Glimpses #3
My wife will tell you that one of the silver linings of living with Dermatomyositis is that she doesn’t have to feel guilty about not going camping with me. The effects of the disease on her muscles makes sleeping on the ground extra uncomfortable. Like many of you, she also prefers to do her “camping” with the Hilton and Marriott chains. As if that were not enough, I took her on a camping trip early in our marriage. Every. Single. Thing. Went. Wrong. So, between that ill-fated expedition and the muscle issues, I decided that the kids would be my camping partners when they were younger.
We embarked on one such camping trip to Quartz Mountain in western Oklahoma when the kids were about 5 and 7. Biking, hiking, fishing, eating smores, and telling stories around the campfire that we agreed not to tell Mom about, we had a delightful time.
Upon our return, we cleaned up and as we ate dinner that night. The kids reveled in telling of their adventures. Then, my son insisted that I tell “that one story.”
“I don’t think that is a dinner-appropriate story,” I countered.
He insisted that I tell it, and I relented. Sure enough, about mid-story, he noticed that the nervous delight of our faces did not match the disapproving looks from my wife.
With dramatic timing, he flung himself on the table and said, “Stop the story, Dad! You have dislocated Mom’s happiness!”
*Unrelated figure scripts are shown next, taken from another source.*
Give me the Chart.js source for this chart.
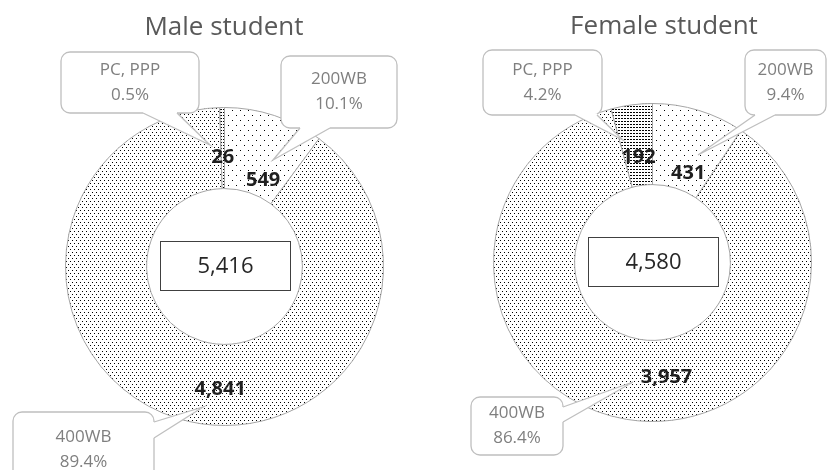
<!DOCTYPE html>
<html>
<head>
<meta charset="utf-8">
<script src="https://cdn.jsdelivr.net/npm/chart.js@4.4.1/dist/chart.umd.min.js"></script>
<style>
  html, body { margin: 0; padding: 0; background: #fff; }
  #marco { position: relative; width: 833px; height: 470px; overflow: hidden; }
  canvas { position: absolute; top: 0; }
</style>
</head>
<body>
<div id="marco">
  <canvas id="graficaHombres" width="416" height="470" style="left:0"></canvas>
  <canvas id="graficaMujeres" width="417" height="470" style="left:416px"></canvas>
</div>
<script>
// ── Datos ─────────────────────────────────────────────────
const categorias = ['200WB', '400WB', 'PC, PPP'];
const valoresHombres = [549, 4841, 26];
const valoresMujeres = [431, 3957, 192];
const titulos = ['Male student', 'Female student'];

// ── Tramas de puntos ──────────────────────────────────────
function crearTrama(ancho, alto, puntos, color) {
  const c = document.createElement('canvas');
  c.width = ancho; c.height = alto;
  const ctx = c.getContext('2d');
  ctx.fillStyle = '#fff';
  ctx.fillRect(0, 0, ancho, alto);
  ctx.fillStyle = color;
  puntos.forEach(([x, y]) => ctx.fillRect(x, y, 1, 1));
  return ctx.createPattern(c, 'repeat');
}

const tramas = [
  crearTrama(8, 10, [[0, 0], [4, 5]], '#000'),   // 200WB
  crearTrama(4, 6, [[0, 0], [2, 3]], '#000'),    // 400WB
  crearTrama(3, 3, [[1, 1], [2, 1]], '#000')     // PC, PPP
];

// ── Globos (callouts) ─────────────────────────────────────
function dibujarGlobo(ctx, g, linea1, linea2) {
  const { x, y, w, h } = g.caja;
  let b1, b2;
  if (g.lado === 'abajo') { b1 = [g.base[0], y + h]; b2 = [g.base[1], y + h]; }
  else { b1 = [x + w, g.base[0]]; b2 = [x + w, g.base[1]]; }

  ctx.save();
  ctx.strokeStyle = '#bfbfbf';
  ctx.fillStyle = '#fff';
  ctx.lineWidth = 1.3;
  ctx.beginPath();
  ctx.roundRect(x, y, w, h, 9);
  ctx.fill();
  ctx.stroke();

  // abrir el borde donde sale la punta
  ctx.strokeStyle = '#fff';
  ctx.lineWidth = 3;
  ctx.beginPath();
  ctx.moveTo(b1[0], b1[1]);
  ctx.lineTo(b2[0], b2[1]);
  ctx.stroke();

  ctx.beginPath();
  ctx.moveTo(b1[0], b1[1]);
  ctx.lineTo(g.punta[0], g.punta[1]);
  ctx.lineTo(b2[0], b2[1]);
  ctx.closePath();
  ctx.fill();

  ctx.strokeStyle = '#bfbfbf';
  ctx.lineWidth = 1.3;
  ctx.beginPath();
  ctx.moveTo(b1[0], b1[1]);
  ctx.lineTo(g.punta[0], g.punta[1]);
  ctx.lineTo(b2[0], b2[1]);
  ctx.stroke();

  ctx.fillStyle = '#7f7f7f';
  ctx.font = '17px "Open Sans"';
  ctx.textAlign = 'center';
  ctx.textBaseline = 'middle';
  const cx = x + w / 2, cy = y + h / 2;
  ctx.fillText(linea1, cx, cy - 12.5);
  ctx.fillText(linea2, cx, cy + 12.5);
  ctx.restore();
}

// ── Plugin: título, globos, etiquetas y total ────────────
const decoracion = {
  id: 'decoracion',
  afterDatasetsDraw(chart, args, opts) {
    const ctx = chart.ctx;
    const meta = chart.getDatasetMeta(0);
    const datos = chart.data.datasets[0].data;
    const total = datos.reduce((a, b) => a + b, 0);
    const cx = meta.data[0].x, cy = meta.data[0].y;

    ctx.save();
    ctx.fillStyle = '#595959';
    ctx.font = '26px "Open Sans"';
    ctx.textAlign = 'center';
    ctx.textBaseline = 'middle';
    ctx.fillText(opts.titulo, opts.tituloX, opts.tituloY);
    ctx.restore();

    opts.globos.forEach((g, i) => {
      dibujarGlobo(ctx, g, chart.data.labels[i], (datos[i] / total * 100).toFixed(1) + '%');
    });

    // etiquetas de valor sobre cada porción
    const mayor = datos.indexOf(Math.max(...datos));
    ctx.save();
    ctx.fillStyle = '#1f1f1f';
    ctx.font = 'bold 20px "Open Sans"';
    ctx.textAlign = 'center';
    ctx.textBaseline = 'middle';
    meta.data.forEach((arco, i) => {
      const p = arco.getProps(['startAngle', 'endAngle', 'innerRadius', 'outerRadius'], true);
      let ang = (p.startAngle + p.endAngle) / 2 + (opts.giroEtiqueta[i] || 0) * Math.PI / 180;
      if (i === mayor) ang = Math.PI / 2 + (opts.giroEtiqueta[i] || 0) * Math.PI / 180;
      const r = p.innerRadius + (p.outerRadius - p.innerRadius) * opts.radioEtiqueta[i];
      ctx.fillText(datos[i].toLocaleString('en-US'), cx + Math.cos(ang) * r, cy + Math.sin(ang) * r);
    });

    // caja central con el total
    const bw = 130, bh = 49;
    const bx = Math.round(cx - bw / 2) + 0.5, by = Math.round(cy - 1.5 - bh / 2) + 0.5;
    ctx.fillStyle = '#fff';
    ctx.fillRect(bx, by, bw, bh);
    ctx.strokeStyle = '#404040';
    ctx.lineWidth = 1;
    ctx.strokeRect(bx, by, bw, bh);
    ctx.fillStyle = '#262626';
    ctx.font = '22px "Open Sans"';
    ctx.fillText(total.toLocaleString('en-US'), bx + bw / 2, by + bh / 2 + 1);
    ctx.restore();
  }
};

// ── Crear cada dona ──────────────────────────────────────
function crearDona(id, valores, padding, deco) {
  return new Chart(document.getElementById(id), {
    type: 'doughnut',
    data: {
      labels: categorias,
      datasets: [{
        data: valores,
        backgroundColor: tramas,
        borderColor: '#a6a6a6',
        borderWidth: 1
      }]
    },
    options: {
      responsive: false,
      animation: false,
      cutout: '49%',
      layout: { padding },
      plugins: {
        legend: { display: false },
        tooltip: { enabled: false },
        decoracion: deco
      }
    },
    plugins: [decoracion]
  });
}

crearDona('graficaHombres', valoresHombres,
  { left: 65, right: 32, top: 107, bottom: 44 },
  {
    titulo: titulos[0], tituloX: 224, tituloY: 28,
    radioEtiqueta: [0.2, 0.56, 0.38],
    giroEtiqueta: [6, 2, 0],
    globos: [
      { caja: { x: 281, y: 56, w: 116, h: 72 }, lado: 'abajo', base: [300, 330], punta: [273, 160] },
      { caja: { x: 13, y: 412, w: 141, h: 76 }, lado: 'derecha', base: [422, 438], punta: [203, 407] },
      { caja: { x: 61, y: 52, w: 138, h: 61 }, lado: 'abajo', base: [143, 177], punta: [210, 145] }
    ]
  });

crearDona('graficaMujeres', valoresMujeres,
  { left: 77, right: 21, top: 103, bottom: 48 },
  {
    titulo: titulos[1], tituloX: 248, tituloY: 27,
    radioEtiqueta: [0.22, 0.46, 0.35],
    giroEtiqueta: [5, -7, 0],
    globos: [
      { caja: { x: 329, y: 50, w: 81, h: 65 }, lado: 'abajo', base: [339, 359], punta: [282, 155] },
      { caja: { x: 55, y: 397, w: 92, h: 58 }, lado: 'derecha', base: [407, 422], punta: [217, 382] },
      { caja: { x: 67, y: 50, w: 119, h: 65 }, lado: 'abajo', base: [159, 181], punta: [207, 140] }
    ]
  });
</script>
</body>
</html>
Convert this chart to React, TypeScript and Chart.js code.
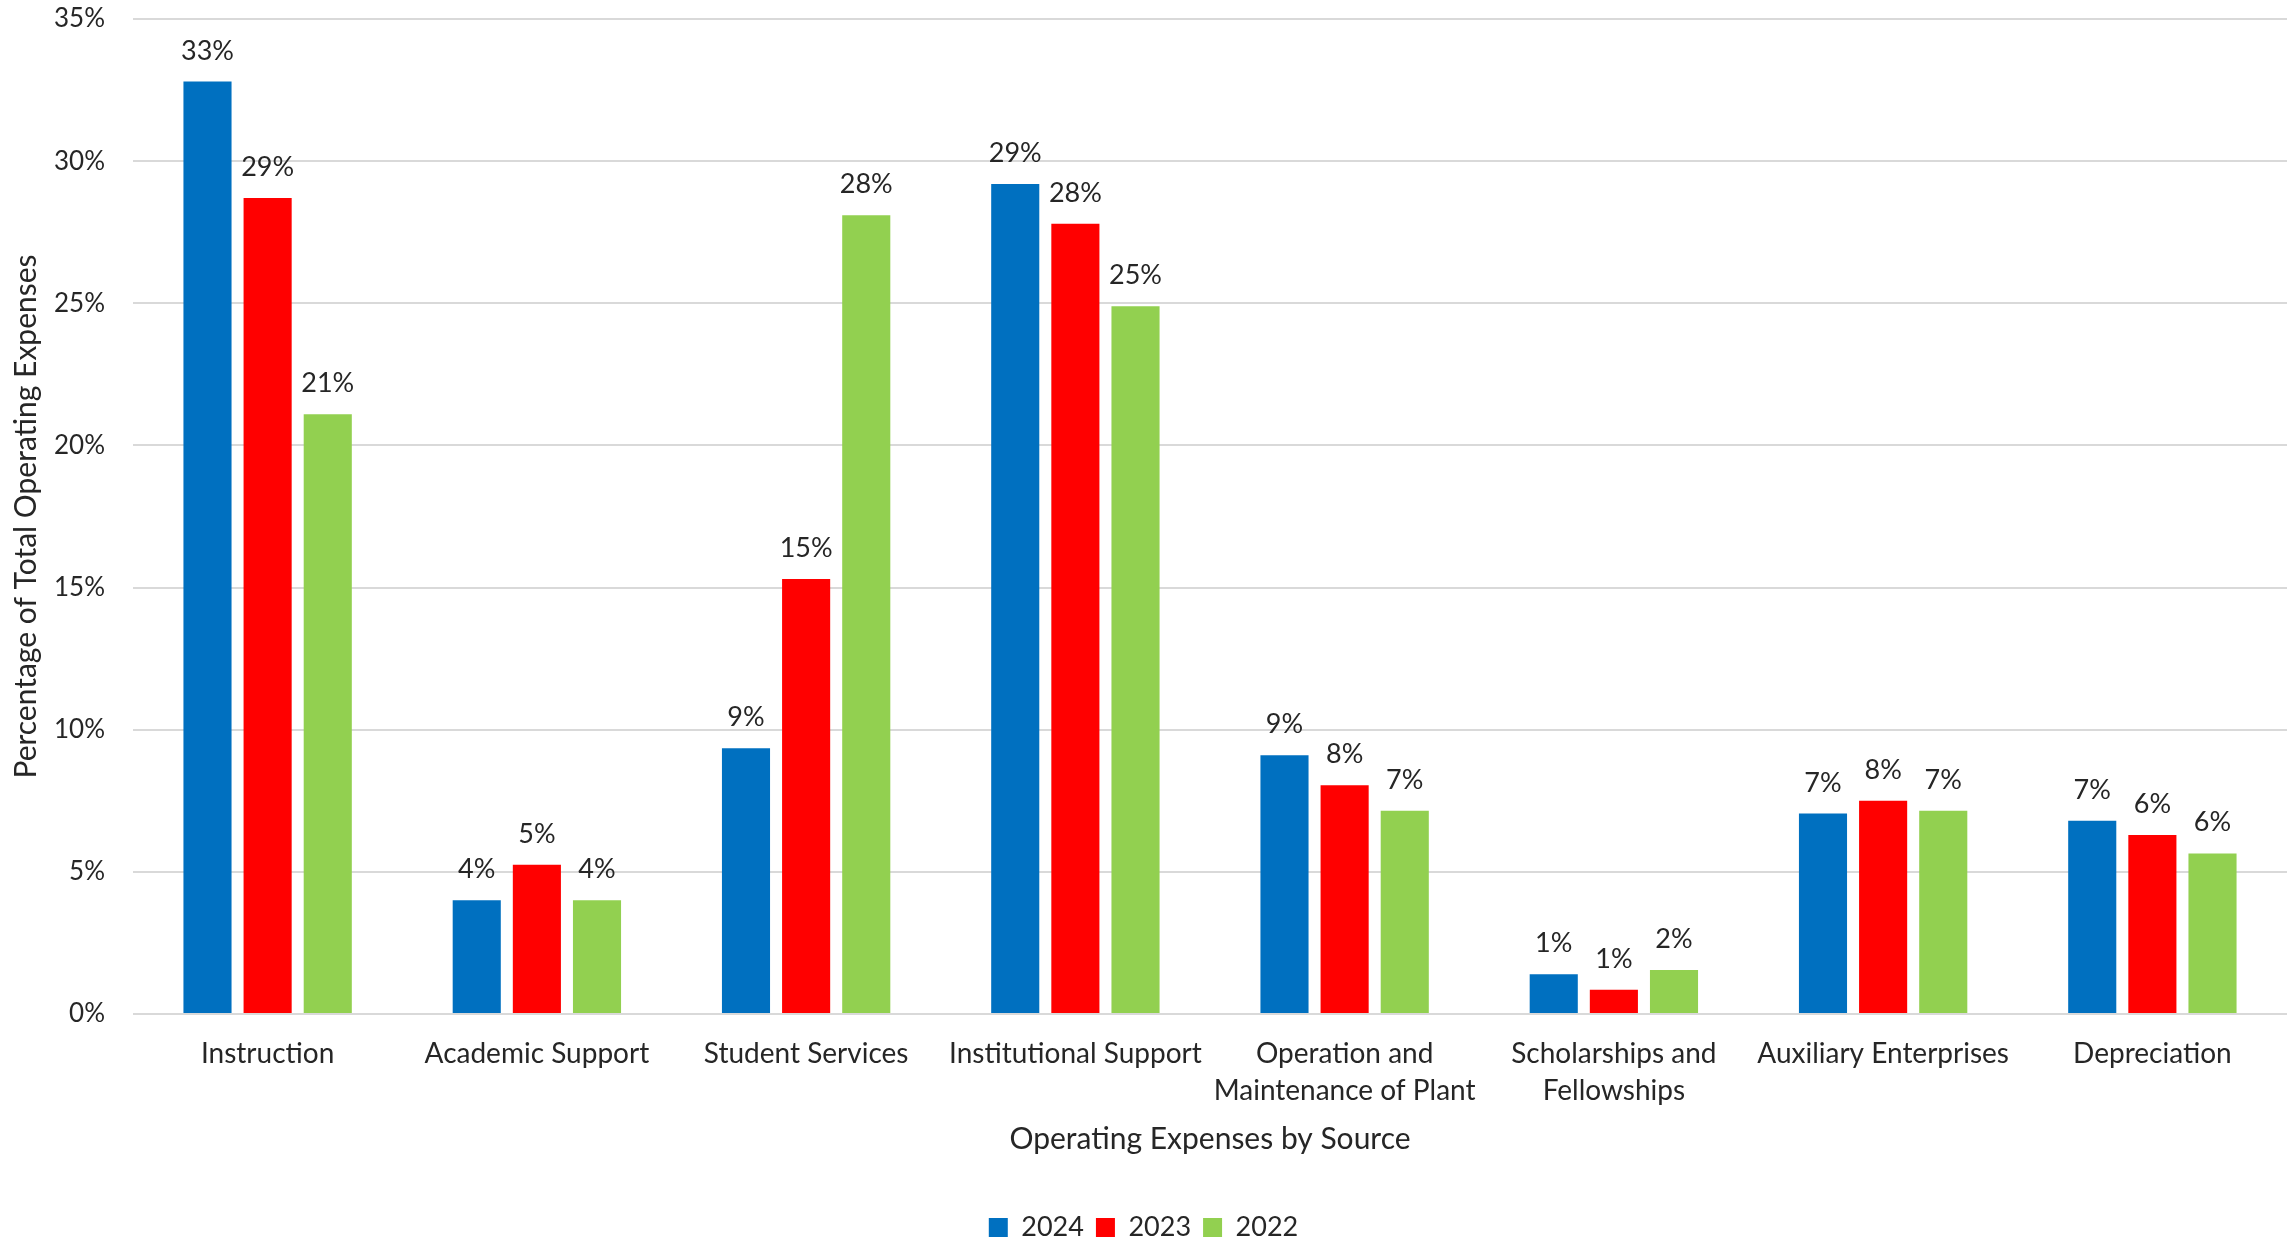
import React, { useEffect, useRef } from 'react';
import { Chart, registerables } from 'chart.js';

Chart.register(...registerables);

const categories: (string | string[])[] = [
  'Instruction',
  'Academic Support',
  'Student Services',
  'Institutional Support',
  ['Operation and', 'Maintenance of Plant'],
  ['Scholarships and', 'Fellowships'],
  'Auxiliary Enterprises',
  'Depreciation',
];
const seriesNames = ['2024', '2023', '2022'];
const values2024 = [32.8, 4.0, 9.35, 29.2, 9.1, 1.4, 7.05, 6.8];
const values2023 = [28.7, 5.25, 15.3, 27.8, 8.05, 0.85, 7.5, 6.3];
const values2022 = [21.1, 4.0, 28.1, 24.9, 7.15, 1.55, 7.15, 5.65];
const seriesColors = ['#0070C0', '#FF0000', '#92D050'];
const yMax = 35;
const yStep = 5;

const FONT = 'Lato, Calibri, Carlito, sans-serif';
const TEXT = '#262626';

const dataLabelPlugin = {
  id: 'dataLabels',
  afterDatasetsDraw(chart: any) {
    const ctx = chart.ctx;
    ctx.save();
    ctx.font = `27px ${FONT}`;
    ctx.fillStyle = TEXT;
    ctx.textAlign = 'center';
    ctx.textBaseline = 'alphabetic';
    chart.data.datasets.forEach((ds: any, i: number) => {
      const meta = chart.getDatasetMeta(i);
      meta.data.forEach((bar: any, j: number) => {
        const v = ds.data[j];
        ctx.fillText(`${Math.round(v)}%`, bar.x, bar.y - 22);
      });
    });
    ctx.restore();
  },
};

export default function App() {
  const ref = useRef<HTMLCanvasElement>(null);
  useEffect(() => {
    if (!ref.current) return;
    const chart = new Chart(ref.current, {
      type: 'bar',
      data: {
        labels: categories,
        datasets: [values2024, values2023, values2022].map((d, i) => ({
          label: seriesNames[i],
          data: d,
          backgroundColor: seriesColors[i],
          borderWidth: 0,
          categoryPercentage: 0.67,
          barPercentage: 0.8,
        })),
      },
      options: {
        animation: false,
        responsive: false,
        maintainAspectRatio: false,
        layout: { padding: { top: 19, right: 2, left: 0, bottom: -11 } },
        plugins: {
          legend: {
            position: 'bottom',
            labels: {
              boxWidth: 19,
              boxHeight: 19,
              padding: 12,
              color: TEXT,
              font: { family: FONT, size: 27 },
            },
          },
          tooltip: { enabled: false },
        },
        scales: {
          x: {
            grid: { display: false, drawTicks: false },
            border: { display: false },
            ticks: {
              color: TEXT,
              padding: 22,
              maxRotation: 0,
              autoSkip: false,
              font: { family: FONT, size: 28, lineHeight: 1.3 },
            },
            title: {
              display: true,
              text: 'Operating Expenses by Source',
              color: TEXT,
              font: { family: FONT, size: 30 },
              padding: { top: 0, bottom: 45 },
            },
            afterFit(scale: any) {
              scale.height = 188;
            },
          },
          y: {
            min: 0,
            max: yMax,
            grid: { color: '#D9D9D9', lineWidth: 2, drawTicks: false },
            border: { display: false },
            ticks: {
              stepSize: yStep,
              color: TEXT,
              padding: 28,
              font: { family: FONT, size: 26 },
              callback: (v: any) => `${v}%`,
            },
            title: {
              display: true,
              text: 'Percentage of Total Operating Expenses',
              color: TEXT,
              font: { family: FONT, size: 30 },
              padding: { top: 8, bottom: 0 },
            },
            afterFit(scale: any) {
              scale.width = 133;
              scale.paddingTop = 0;
              scale.paddingBottom = 0;
            },
          },
        },
      },
      plugins: [dataLabelPlugin],
    } as any);
    return () => chart.destroy();
  }, []);
  return (
    <div style={{ position: 'fixed', left: 0, top: 0, width: 2289, height: 1240, background: '#fff' }}>
      <canvas ref={ref} width={2289} height={1240} style={{ width: 2289, height: 1240 }} />
    </div>
  );
}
Sure enough, we had dislocated Mom’s happiness and we spent the rest of the meal trying to relocate Mom’s happiness. (To be fair, she was playing them the whole time!)
This memorable moment offered a glimpse of unexpected joy and has provided our family with a phrase that we have used countless times since when one of us has evidently “dislocated our happiness.”
The reasons you may have dislocated your happiness are many: disease, money problems, relational tension, etc. As you follow the weekly offerings from this blog, I hope you find the tools to help you relocate your happiness.
Worth Repeating
Happiness often sneaks in through a door you didn’t know you left open.